* _WORK TO COMPLETE_
Shown below is a listing with pictures; reproduce exactly, and only, the lines between the ones containing "Write the TikZ code for this diagram." and "(0,0) circle (153);", inclusive, leaving the pictures out.
=-=-=
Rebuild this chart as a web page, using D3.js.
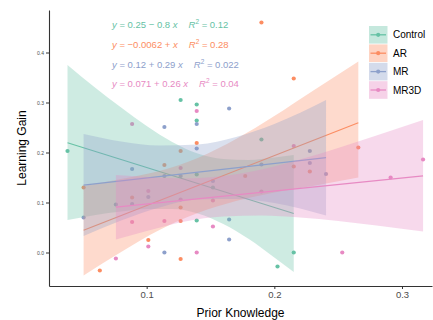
<!DOCTYPE html>
<html>
<head>
<meta charset="utf-8">
<script src="https://cdn.jsdelivr.net/npm/d3@7"></script>
<style>
  body { margin: 0; background: #fff; }
  svg { display: block; font-family: "Liberation Sans", Arial, sans-serif; }
</style>
</head>
<body>
<svg width="433" height="320"></svg>
<script>
'use strict';
/* learning gain vs prior knowledge, one linear fit per condition */

const groups = ['Control', 'AR', 'MR', 'MR3D'];
const groupColors = ['#66C2A5', '#FC8D62', '#8DA0CB', '#E78AC3'];

// observed points, [prior knowledge, learning gain]
const controlPts = [[0.0380, 0.203], [0.1266, 0.305], [0.1392, 0.296], [0.1392, 0.264],
	[0.1899, 0.226], [0.1392, 0.156], [0.1519, 0.130], [0.1392, 0.064],
	[0.2025, -0.028], [0.2152, 0.000]];
const arPts = [[0.0506, 0.130], [0.1139, 0.175], [0.1266, 0.203], [0.1392, 0.219],
	[0.0886, 0.110], [0.1013, 0.025], [0.1266, 0.090], [0.1266, 0.063],
	[0.1266, -0.013], [0.0633, -0.036], [0.1772, 0.153], [0.1899, 0.460],
	[0.2152, 0.348], [0.2152, 0.172], [0.2278, 0.162], [0.2658, 0.210]];
const mrPts = [[0.0506, 0.070], [0.0886, 0.167], [0.1139, 0.251], [0.1392, 0.257],
	[0.1392, 0.208], [0.1646, 0.288], [0.0759, 0.096], [0.0886, 0.097],
	[0.1013, 0.111], [0.1139, 0.153], [0.1266, 0.153], [0.1139, 0.000],
	[0.1519, 0.143], [0.1646, 0.066], [0.1646, 0.026], [0.1899, 0.176],
	[0.2278, 0.203], [0.2278, 0.179], [0.2405, 0.157]];
const mr3dPts = [[0.0886, 0.257], [0.1392, 0.283], [0.1266, 0.169], [0.1013, 0.123],
	[0.0886, 0.061], [0.1013, 0.012], [0.0759, -0.012], [0.1139, 0.063],
	[0.1266, 0.106], [0.1519, 0.104], [0.1519, 0.052], [0.1392, 0.000],
	[0.2532, 0.000], [0.1899, 0.122], [0.2152, 0.213], [0.2911, 0.150],
	[0.3165, 0.186]];
const allPts = [controlPts, arPts, mrPts, mr3dPts];

// fitted lines (as printed on the chart)
const intercepts = [0.25, -0.0062, 0.12, 0.071];
const slopes = [-0.8, 1, 0.29, 0.26];
const eqMiddle = [' = 0.25 \u2212 0.8 ', ' = \u22120.0062 + ', ' = 0.12 + 0.29 ', ' = 0.071 + 0.26 '];
const r2Labels = ['0.12', '0.28', '0.022', '0.04'];

// confidence bands
const controlBand = {
	x:  [0.0380, 0.06, 0.08, 0.10, 0.12, 0.14, 0.16, 0.18, 0.20, 0.2152],
	lo: [0.065, 0.075, 0.082, 0.087, 0.087, 0.078, 0.057, 0.027, -0.010, -0.039],
	hi: [0.375, 0.329, 0.290, 0.253, 0.221, 0.198, 0.187, 0.185, 0.190, 0.195]
};
const arBand = {
	x:  [0.0506, 0.08, 0.11, 0.14, 0.17, 0.20, 0.23, 0.2658],
	lo: [-0.046, 0.001, 0.045, 0.079, 0.103, 0.120, 0.133, 0.150],
	hi: [0.133, 0.147, 0.163, 0.189, 0.227, 0.273, 0.323, 0.382]
};
const mrBand = {
	x:  [0.0506, 0.08, 0.11, 0.14, 0.17, 0.20, 0.2405],
	lo: [0.033, 0.064, 0.090, 0.106, 0.107, 0.099, 0.074],
	hi: [0.237, 0.222, 0.214, 0.216, 0.231, 0.257, 0.305]
};
const mr3dBand = {
	x:  [0.0759, 0.10, 0.13, 0.16, 0.19, 0.22, 0.25, 0.28, 0.3165],
	lo: [0.026, 0.043, 0.062, 0.072, 0.074, 0.070, 0.063, 0.054, 0.042],
	hi: [0.155, 0.151, 0.148, 0.153, 0.166, 0.186, 0.209, 0.234, 0.265]
};
const bands = [controlBand, arBand, mrBand, mr3dBand];

const xTicks = [0.1, 0.2, 0.3];
const yTicks = [0.0, 0.1, 0.2, 0.3, 0.4];

/**************************************************************************/

var svg = d3.select('svg');

var x = d3.scaleLinear().domain([0.0235, 0.3235]).range([49, 432]);
var y = d3.scaleLinear().domain([-0.067, 0.485]).range([286, 10]);

// points go first, the ribbons are drawn over them
allPts.forEach(function (pts, g) {
	svg.append('g').selectAll('circle')
		.data(pts)
		.enter()
		.append('circle')
			.attr('cx', d => x(d[0]))
			.attr('cy', d => y(d[1]))
			.attr('r', 2.1)
			.style('fill', groupColors[g]);
});

var area = d3.area()
	.x(d => x(d.x))
	.y0(d => y(d.lo))
	.y1(d => y(d.hi))
	.curve(d3.curveMonotoneX);

// ribbon then line, group after group
bands.forEach(function (b, g) {
	var rows = b.x.map((v, i) => ({ x: v, lo: b.lo[i], hi: b.hi[i] }));
	svg.append('path')
		.datum(rows)
		.attr('d', area)
		.style('fill', groupColors[g])
		.style('fill-opacity', 0.32);

	var x0 = b.x[0], x1 = b.x[b.x.length - 1];
	svg.append('line')
		.attr('x1', x(x0))
		.attr('y1', y(intercepts[g] + slopes[g] * x0))
		.attr('x2', x(x1))
		.attr('y2', y(intercepts[g] + slopes[g] * x1))
		.style('stroke', groupColors[g])
		.style('stroke-width', 1.1);
});

// axes
var xAxis = svg.append('g')
	.attr('transform', 'translate(0,286)')
	.call(d3.axisBottom(x).tickValues(xTicks).tickFormat(d3.format('.1f')).tickSize(3).tickSizeOuter(0));
xAxis.select('.domain').style('stroke', '#333').style('stroke-width', 1.1);
xAxis.selectAll('.tick line').style('stroke', '#333');
xAxis.selectAll('.tick text')
	.attr('y', 5)
	.style('font-family', '"Liberation Sans", Arial, sans-serif')
	.style('font-size', '9.5px')
	.style('fill', '#4d4d4d');

var yAxis = svg.append('g')
	.attr('transform', 'translate(49,0)')
	.call(d3.axisLeft(y).tickValues(yTicks).tickFormat(d3.format('.1f')).tickSize(3).tickSizeOuter(0));
yAxis.select('.domain').style('stroke', '#333').style('stroke-width', 1.1);
yAxis.selectAll('.tick line').style('stroke', '#333');
yAxis.selectAll('.tick text')
	.attr('x', -5)
	.style('font-family', '"Liberation Sans", Arial, sans-serif')
	.style('font-size', '5px')
	.style('fill', '#4d4d4d');

svg.append('text')
	.attr('x', 240.5)
	.attr('y', 317)
	.attr('text-anchor', 'middle')
	.style('font-size', '12px')
	.text('Prior Knowledge');

svg.append('text')
	.attr('transform', 'translate(26,148) rotate(-90)')
	.attr('text-anchor', 'middle')
	.style('font-size', '12px')
	.text('Learning Gain');

// fit equations, one line per group
groups.forEach(function (name, g) {
	var base = 28 + g * 19.8;
	var eq = svg.append('text')
		.attr('x', 112)
		.attr('y', base)
		.style('font-size', '9.5px')
		.style('fill', groupColors[g]);
	eq.append('tspan').style('font-style', 'italic').text('y');
	eq.append('tspan').text(eqMiddle[g]);
	eq.append('tspan').style('font-style', 'italic').text('x');
	var w = eq.node().getComputedTextLength();

	var rr = svg.append('text')
		.attr('x', 112 + w + 11)
		.attr('y', base)
		.style('font-size', '9.5px')
		.style('fill', groupColors[g]);
	rr.append('tspan').style('font-style', 'italic').text('R');
	rr.append('tspan').attr('dy', -4).style('font-size', '6.5px').text('2');
	rr.append('tspan').attr('dy', 4).text(' = ' + r2Labels[g]);
});

// legend inside the panel
var legend = svg.append('g').attr('transform', 'translate(369,26)');
groups.forEach(function (name, g) {
	var k = legend.append('g').attr('transform', 'translate(0,' + (g * 18.4) + ')');
	k.append('rect')
		.attr('width', 18.5)
		.attr('height', 17.6)
		.style('fill', groupColors[g])
		.style('fill-opacity', 0.38);
	k.append('line')
		.attr('x1', 1.5).attr('x2', 17)
		.attr('y1', 8.8).attr('y2', 8.8)
		.style('stroke', groupColors[g])
		.style('stroke-width', 1.3);
	k.append('circle')
		.attr('cx', 9.2).attr('cy', 8.8).attr('r', 2.1)
		.style('fill', groupColors[g]);
	k.append('text')
		.attr('x', 24)
		.attr('y', 12.4)
		.style('font-size', '10px')
		.text(name);
});
</script>
</body>
</html>
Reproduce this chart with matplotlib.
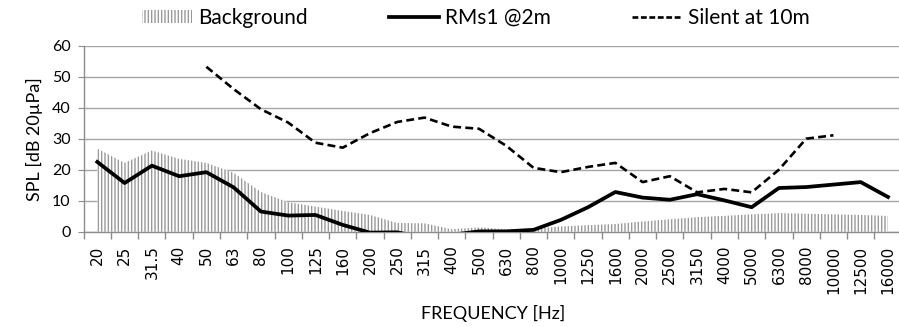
import numpy as np
import matplotlib
matplotlib.use("Agg")
import matplotlib.pyplot as plt
from matplotlib.patches import Patch
from matplotlib.lines import Line2D

freqs = ["20", "25", "31.5", "40", "50", "63", "80", "100", "125", "160",
         "200", "250", "315", "400", "500", "630", "800", "1000", "1250", "1600",
         "2000", "2500", "3150", "4000", "5000", "6300", "8000", "10000", "12500", "16000"]

background = [26.8, 22.2, 26.2, 23.5, 22.2, 19.0, 12.8, 9.5, 8.1, 6.7,
              5.4, 2.8, 2.7, 0.8, 1.4, 0.8, 1.0, 1.7, 2.1, 2.5,
              3.3, 4.0, 4.7, 5.1, 5.6, 6.0, 5.8, 5.6, 5.4, 5.1]

rms1 = [22.5, 15.7, 21.3, 17.9, 19.2, 14.3, 6.5, 5.2, 5.4, 2.2,
        -0.3, -0.2, -2.0, -1.0, 0.1, 0.1, 0.6, 3.8, 7.9, 12.8,
        11.0, 10.3, 12.1, 10.1, 7.9, 14.1, 14.4, 15.2, 16.0, 11.2]

# measured only from 50 Hz to 10 kHz
silent = [np.nan, np.nan, np.nan, np.nan, 53.2, 46.0, 39.5, 35.2, 28.7, 27.1,
          31.8, 35.4, 36.8, 33.9, 33.2, 27.7, 20.6, 19.2, 20.9, 22.2,
          16.0, 17.9, 12.7, 13.8, 12.7, 20.0, 30.0, 31.1, np.nan, np.nan]

plt.rcParams['font.family'] = ['Lato', 'DejaVu Sans']
plt.rcParams['hatch.linewidth'] = 1.0
plt.rcParams['hatch.color'] = '#999999'

W, H = 899, 327
fig = plt.figure(figsize=(W / 100, H / 100), dpi=100)
ax = fig.add_axes([83.7 / W, (H - 231.7) / H, (901.6 - 83.7) / W, (231.7 - 45.7) / H])

x = np.arange(len(freqs))
ax.fill_between(x, 0, background, facecolor='white', edgecolor='#999999',
                hatch='|||||', linewidth=0, zorder=2)
ax.plot(x, rms1, color='black', lw=2.7, solid_joinstyle='round', zorder=4)
ax.plot(x, silent, color='black', lw=1.9, dashes=(3, 1.6), zorder=3)

ax.set_xlim(-0.5, len(freqs) - 0.5)
ax.set_ylim(0, 60)
ax.set_yticks(range(0, 61, 10))
ax.grid(axis='y', color='#a6a6a6', lw=1.0, zorder=0)
ax.set_axisbelow(True)

ax.set_xticks(x)
ax.set_xticklabels(freqs, rotation=90, fontsize=11, family='DejaVu Sans')
ax.set_xticks(np.arange(-0.5, len(freqs), 1.0), minor=True)
ax.tick_params(axis='x', which='major', length=0, pad=10)
ax.tick_params(axis='x', which='minor', length=5, color='#8c8c8c', width=1.0)
ax.tick_params(axis='y', length=4.5, color='#8c8c8c', labelsize=11.5, pad=5)

for s in ['top', 'right']:
    ax.spines[s].set_visible(False)
for s in ['left', 'bottom']:
    ax.spines[s].set_color('#8c8c8c')
    ax.spines[s].set_linewidth(1.0)

ax.set_ylabel('SPL [dB 20µPa]', fontsize=13, labelpad=6)
ax.set_xlabel('FREQUENCY [Hz]', fontsize=13, labelpad=8)

handles = [
    Patch(facecolor='white', edgecolor='#999999', hatch='|||||', lw=0),
    Line2D([], [], color='black', lw=2.7),
    Line2D([], [], color='black', lw=1.9, dashes=(2.2, 1.0)),
]
fig.legend(handles, ['Background', 'RMs1 @2m', 'Silent at 10m'],
           loc='center', bbox_to_anchor=(476 / W, 1 - 18 / H), ncol=3,
           frameon=False, fontsize=15, handlelength=2.4, handleheight=0.6,
           handletextpad=0.3, columnspacing=3.9)

fig.savefig('out.png', dpi=100)
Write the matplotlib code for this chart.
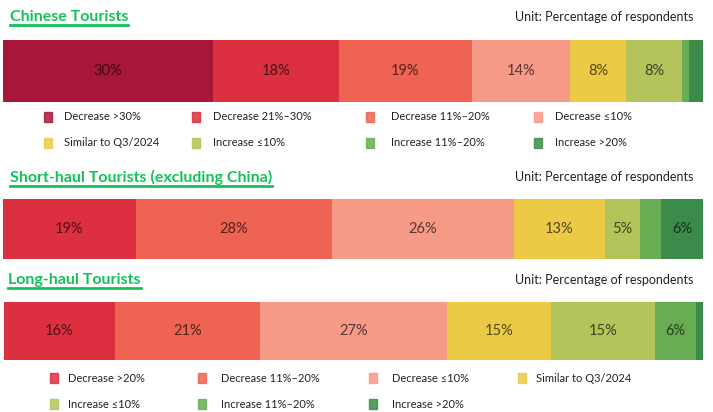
import matplotlib
matplotlib.use("Agg")
import matplotlib.colors as mcolors
from matplotlib import pyplot as plt
from matplotlib.lines import Line2D
from matplotlib.patches import Rectangle

plt.rcParams['font.family'] = ['Lato', 'DejaVu Sans']

# Data
china_categories = ['Decrease >30%', 'Decrease 21%–30%', 'Decrease 11%–20%', 'Decrease ≤10%',
                    'Similar to Q3/2024', 'Increase ≤10%', 'Increase 11%–20%', 'Increase >20%']
china_values = [30, 18, 19, 14, 8, 8, 1, 2]
short_haul_values = [0, 19, 28, 26, 13, 5, 3, 6]

long_categories = ['Decrease >20%', 'Decrease 11%–20%', 'Decrease ≤10%', 'Similar to Q3/2024',
                   'Increase ≤10%', 'Increase 11%–20%', 'Increase >20%']
long_haul_values = [16, 21, 27, 15, 15, 6, 1]

titles = ['Chinese Tourists', 'Short-haul Tourists (excluding China)', 'Long-haul Tourists']
unit_text = 'Unit: Percentage of respondents'

# Colours
china_colors = ['#A8173A', '#DC2F3F', '#EE6352', '#F79A88', '#ECCA46', '#B5C35B', '#68AD54', '#3C8B4A']
long_colors = china_colors[1:]
title_green = '#14C25A'

W, H = 713, 412
fig = plt.figure(figsize=(W / 100, H / 100), dpi=100)


def px_rect(x0, y0, x1, y1):
    # pixel box (top-left origin) -> figure fraction rect
    return [x0 / W, 1 - y1 / H, (x1 - x0) / W, (y1 - y0) / H]


def stacked_bar(rect, values, colors):
    ax = fig.add_axes(rect)
    left = 0
    for v, c in zip(values, colors):
        ax.barh(0, v, left=left, height=1, color=c, edgecolor='none')
        if v >= 4:
            txt_col = tuple(ch * 0.35 for ch in mcolors.to_rgb(c))
            ax.text(left + v / 2, 0, f'{v}%', ha='center', va='center',
                    fontsize=10.5, color=txt_col)
        left += v
    ax.set_xlim(0, sum(values))
    ax.set_ylim(-0.5, 0.5)
    ax.axis('off')
    return ax


stacked_bar(px_rect(3, 40, 703, 102), china_values, china_colors)
stacked_bar(px_rect(3, 199, 703, 259), short_haul_values, china_colors)
stacked_bar(px_rect(4, 302, 703, 360), long_haul_values, long_colors)

# Titles and unit notes
title_pos = [(10, 17), (10, 177), (8, 280)]
title_texts = []
for t, (x, y) in zip(titles, title_pos):
    tt = fig.text(x / W, 1 - y / H, t, ha='left', va='center', fontsize=11.5,
                  fontweight='bold', color=title_green)
    title_texts.append(tt)
    fig.text(693 / W, 1 - y / H, unit_text, ha='right', va='center', fontsize=9, color='#222222')


def legend_block(labels, colors, marker_x, text_x, row_y):
    for i, (lab, c) in enumerate(zip(labels, colors)):
        col, row = i % 4, i // 4
        y = row_y[row]
        fig.patches.append(Rectangle(((marker_x[col] - 4) / W, 1 - (y + 5) / H), 8 / W, 10 / H,
                                     transform=fig.transFigure, color=c, alpha=0.85))
        fig.text(text_x[col] / W, 1 - y / H, lab, ha='left', va='center', fontsize=8, color='#222222')


legend_block(china_categories, china_colors, [48, 196, 370, 538], [64, 213, 391, 555], [117, 143])
legend_block(long_categories, long_colors, [54, 202, 373, 522], [68, 221, 392, 536], [378, 404])

# Underline the titles
fig.canvas.draw()
renderer = fig.canvas.get_renderer()
for tt in title_texts:
    bb = tt.get_window_extent(renderer)
    y = (bb.y0 - 1) / H
    fig.lines.append(Line2D([bb.x0 / W, bb.x1 / W], [y, y], transform=fig.transFigure,
                            color=title_green, linewidth=2))

fig.savefig('out.png', dpi=100)
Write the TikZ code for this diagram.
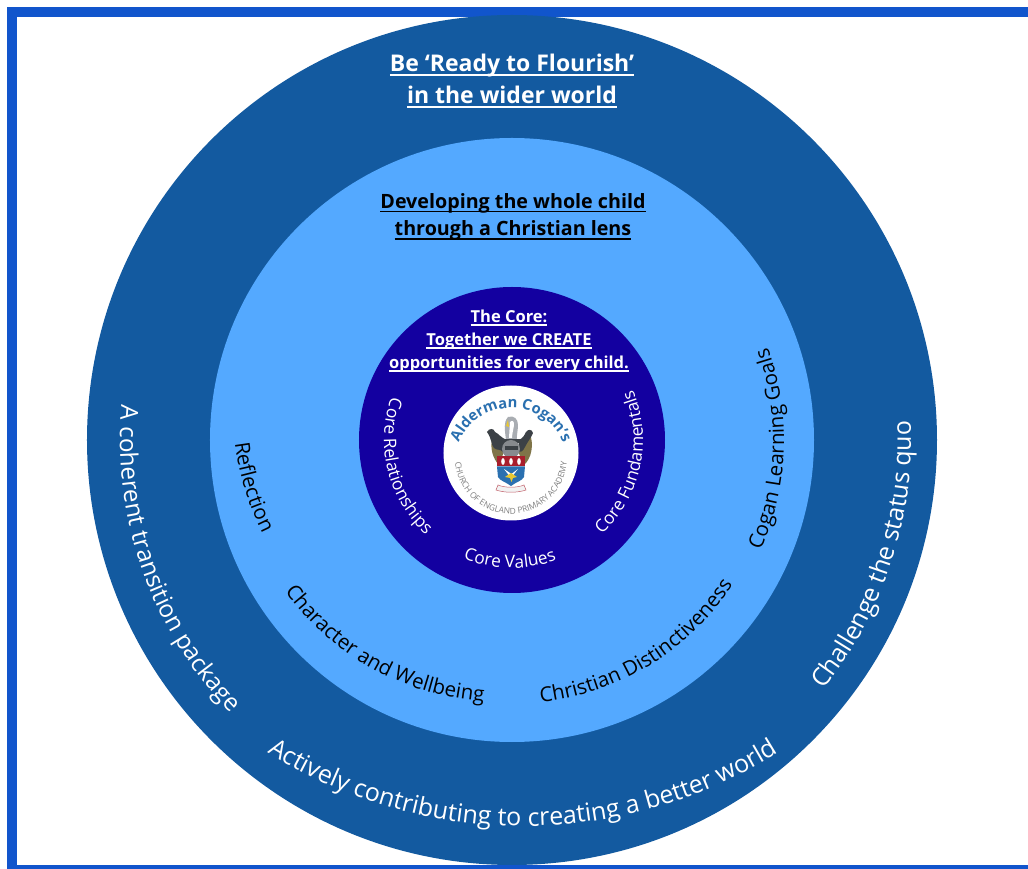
\documentclass[tikz,border=0pt]{standalone}
\usepackage{fontspec}
\usepackage{xcolor}
\setmainfont{Open Sans}
\usetikzlibrary{decorations.text}

\definecolor{frameblue}{HTML}{1155CC}
\definecolor{outerblue}{HTML}{135AA0}
\definecolor{middleblue}{HTML}{54A9FF}
\definecolor{coreblue}{HTML}{1300A0}
\definecolor{logoblue}{HTML}{2A70B0}
\definecolor{crestgrey}{HTML}{A9ADB2}
\definecolor{crestdark}{HTML}{3C4146}
\definecolor{crestolive}{HTML}{7F7448}
\definecolor{crestred}{HTML}{A81E2C}
\definecolor{crestgold}{HTML}{E8C832}

\tikzset{
    outertitle/.style={align=center, text=white, font=\bfseries\fontsize{23}{32}\selectfont},
    middletitle/.style={align=center, text=black, font=\bfseries\fontsize{19.7}{27.5}\selectfont},
    coretitle/.style={align=center, text=white, font=\bfseries\fontsize{16.5}{23}\selectfont},
}

% underline that runs through the descenders
\newsavebox{\titlebox}
\newcommand{\titleline}[1]{\sbox{\titlebox}{#1}\rlap{\rule[-0.2em]{\wd\titlebox}{0.08em}}\box\titlebox}

% text on a ring: centre, middle angle, radius, format, text
\newcommand{\ringtext}[5]{
    \path[shift={(#1)}, decorate, decoration={text along path, text align=center, text={|#4|#5}}]
        ({#2-85}:#3) arc[start angle={#2-85}, end angle={#2+85}, radius=#3];
}
\newcommand{\outerfont}{\color{white}\fontsize{25}{25}\selectfont}
\newcommand{\leftfont}{\color{white}\fontsize{24.2}{24.2}\selectfont}
\newcommand{\middlefont}{\color{black}\fontsize{20.5}{20.5}\selectfont}
\newcommand{\corefont}{\color{white}\fontsize{17.3}{17.3}\selectfont}

\begin{document}
\begin{tikzpicture}[x=1pt, y=1pt]
    \useasboundingbox (-512,-429) rectangle (516,440);

    % Frame
    \fill[white] (-512,-429) rectangle (516,440);
    \fill[frameblue] (-505,433) rectangle (516,423);
    \fill[frameblue] (-505,433) rectangle (-495,-429);
    \fill[frameblue] (-505,-425) rectangle (516,-429);

    % Rings
    \fill[outerblue] (0,0) circle (425);
    \fill[middleblue] (0,0) circle (302);
    \fill[coreblue] (0,0) circle (153);

    % Titles
    \node[outertitle] (flourish) at (0,359) {\titleline{Be ‘Ready to Flourish’}\\\titleline{in the wider world}};
    \node[middletitle] (wholechild) at (1,223) {\titleline{Developing the whole child}\\\titleline{through a Christian lens}};
    \node[coretitle] (together) at (-3,99) {\titleline{The Core:}\\\titleline{Together we CREATE}\\\titleline{opportunities for every child.}};

    % Outer ring labels
    \ringtext{11,94}{270}{480}{\outerfont}{Actively contributing to creating a better world}
    \ringtext{0,0}{199.5}{392}{\leftfont}{A coherent transition package}
    \ringtext{0,0}{-18}{399}{\outerfont}{Challenge the status quo}

    % Middle ring labels
    \ringtext{0,0}{-2}{272}{\middlefont}{Cogan Learning Goals}
    \ringtext{0,0}{-58.5}{264}{\middlefont}{Christian Distinctiveness}
    \ringtext{-10,6}{241}{268}{\middlefont}{Character and Wellbeing}
    \ringtext{-7,30}{197}{272}{\middlefont}{Reflection}

    % Core labels
    \ringtext{0,0}{194}{128}{\corefont}{Core Relationships}
    \ringtext{0,0}{269}{128}{\corefont}{Core Values}
    \ringtext{2,0}{-12}{129}{\corefont}{Core Fundamentals}

    % Logo
    \begin{scope}[shift={(-1,-13)}]
        \fill[white] (0,0) circle (67.5);
        \path[decorate, decoration={text along path, text align=center,
            text={|\color{logoblue}\bfseries\fontsize{14.8}{14.8}\selectfont|Alderman Cogan’s}}]
            (0,-11.5) ++(175:56.5) arc[start angle=175, end angle=5, radius=56.5];
        \path[decorate, decoration={text along path, text align=center,
            text={|\color{gray}\fontsize{8.4}{8.4}\selectfont|CHURCH OF ENGLAND PRIMARY ACADEMY}}]
            (0,-5) ++(178:56) arc[start angle=178, end angle=362, radius=56];

        % Crest
        \fill[crestolive] (-18,16) .. controls (-22,6) and (-18,-6) .. (-12,-12) -- (-6,4) -- cycle;
        \fill[crestolive] (18,22) .. controls (24,8) and (20,-6) .. (13,-12) -- (6,4) -- cycle;
        \fill[crestdark] (-24,21) .. controls (-22,25) and (-17,25) .. (-16,21) .. controls (-13,20) and (-10,15) .. (-4,13) -- (-7,0) .. controls (-11,5) and (-14,2) .. (-17,5) .. controls (-20,8) and (-19,14) .. (-24,21) -- cycle;
        \fill[crestdark] (8,13) .. controls (12,15) and (14,18) .. (15,21) .. controls (17,24) and (21,24) .. (22,20) .. controls (20,15) and (17,12) .. (14,6) .. controls (12,2) and (10,0) .. (7,1) -- cycle;
        \fill[crestgrey] (-5,12) .. controls (-6,24) and (-8,30) .. (-3,36) .. controls (3,38) and (7,34) .. (7,28) .. controls (7,22) and (5,16) .. (6,10) -- cycle;
        \fill[white] (-1,31) .. controls (1,33) and (3,32) .. (3,29) .. controls (3,25) and (1,20) .. (1,15) -- (-2,15) -- cycle;
        \fill[crestgold] (-5,27) -- (-3,33) -- (-2,26) -- cycle;
        \fill[crestdark] (-9,14) rectangle (9,10);
        \fill[crestgrey!80!black] (0,4) circle (9);
        \fill[crestdark] (-6,3) rectangle (7,7);
        \fill[crestred] (-14,-3.5) rectangle (14,-13.5);
        \foreach \ovalx in {-8,0,8}
            \fill[white] (\ovalx,-8.5) ellipse (1.8 and 3.4);
        \fill[logoblue] (-14,-13.5) -- (14,-13.5) -- (13,-24) .. controls (11,-28) and (5,-29) .. (0,-33) .. controls (-5,-29) and (-11,-28) .. (-13,-24) -- cycle;
        \fill[white] (-7,-16) -- (0,-25) -- (7,-16) -- (0.5,-21) -- cycle;
        \fill[crestgold] (-6,-24) -- (0,-20) -- (6,-24) -- (2,-25) -- (0.5,-29) -- (-1,-25) -- cycle;
        \draw[crestred!70, fill=white!90!gray, line width=0.5pt] (-13,-32) .. controls (-6,-35) and (6,-35) .. (13,-32) -- (15,-37) .. controls (6,-40) and (-6,-40) .. (-15,-37) -- cycle;
    \end{scope}
\end{tikzpicture}
\end{document}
=-=-=
* _CORRECT RESPONSE_
Write the TikZ code for this diagram.
\documentclass[tikz,border=0pt]{standalone}
\usepackage{fontspec}
\usepackage{xcolor}
\setmainfont{Open Sans}
\usetikzlibrary{decorations.text}

\definecolor{frameblue}{HTML}{1155CC}
\definecolor{outerblue}{HTML}{135AA0}
\definecolor{middleblue}{HTML}{54A9FF}
\definecolor{coreblue}{HTML}{1300A0}
\definecolor{logoblue}{HTML}{2A70B0}
\definecolor{crestgrey}{HTML}{A9ADB2}
\definecolor{crestdark}{HTML}{3C4146}
\definecolor{crestolive}{HTML}{7F7448}
\definecolor{crestred}{HTML}{A81E2C}
\definecolor{crestgold}{HTML}{E8C832}

\tikzset{
    outertitle/.style={align=center, text=white, font=\bfseries\fontsize{23}{32}\selectfont},
    middletitle/.style={align=center, text=black, font=\bfseries\fontsize{19.7}{27.5}\selectfont},
    coretitle/.style={align=center, text=white, font=\bfseries\fontsize{16.5}{23}\selectfont},
}

% underline that runs through the descenders
\newsavebox{\titlebox}
\newcommand{\titleline}[1]{\sbox{\titlebox}{#1}\rlap{\rule[-0.2em]{\wd\titlebox}{0.08em}}\box\titlebox}

% text on a ring: centre, middle angle, radius, format, text
\newcommand{\ringtext}[5]{
    \path[shift={(#1)}, decorate, decoration={text along path, text align=center, text={|#4|#5}}]
        ({#2-85}:#3) arc[start angle={#2-85}, end angle={#2+85}, radius=#3];
}
\newcommand{\outerfont}{\color{white}\fontsize{25}{25}\selectfont}
\newcommand{\leftfont}{\color{white}\fontsize{24.2}{24.2}\selectfont}
\newcommand{\middlefont}{\color{black}\fontsize{20.5}{20.5}\selectfont}
\newcommand{\corefont}{\color{white}\fontsize{17.3}{17.3}\selectfont}

\begin{document}
\begin{tikzpicture}[x=1pt, y=1pt]
    \useasboundingbox (-512,-429) rectangle (516,440);

    % Frame
    \fill[white] (-512,-429) rectangle (516,440);
    \fill[frameblue] (-505,433) rectangle (516,423);
    \fill[frameblue] (-505,433) rectangle (-495,-429);
    \fill[frameblue] (-505,-425) rectangle (516,-429);

    % Rings
    \fill[outerblue] (0,0) circle (425);
    \fill[middleblue] (0,0) circle (302);
    \fill[coreblue] (0,0) circle (153);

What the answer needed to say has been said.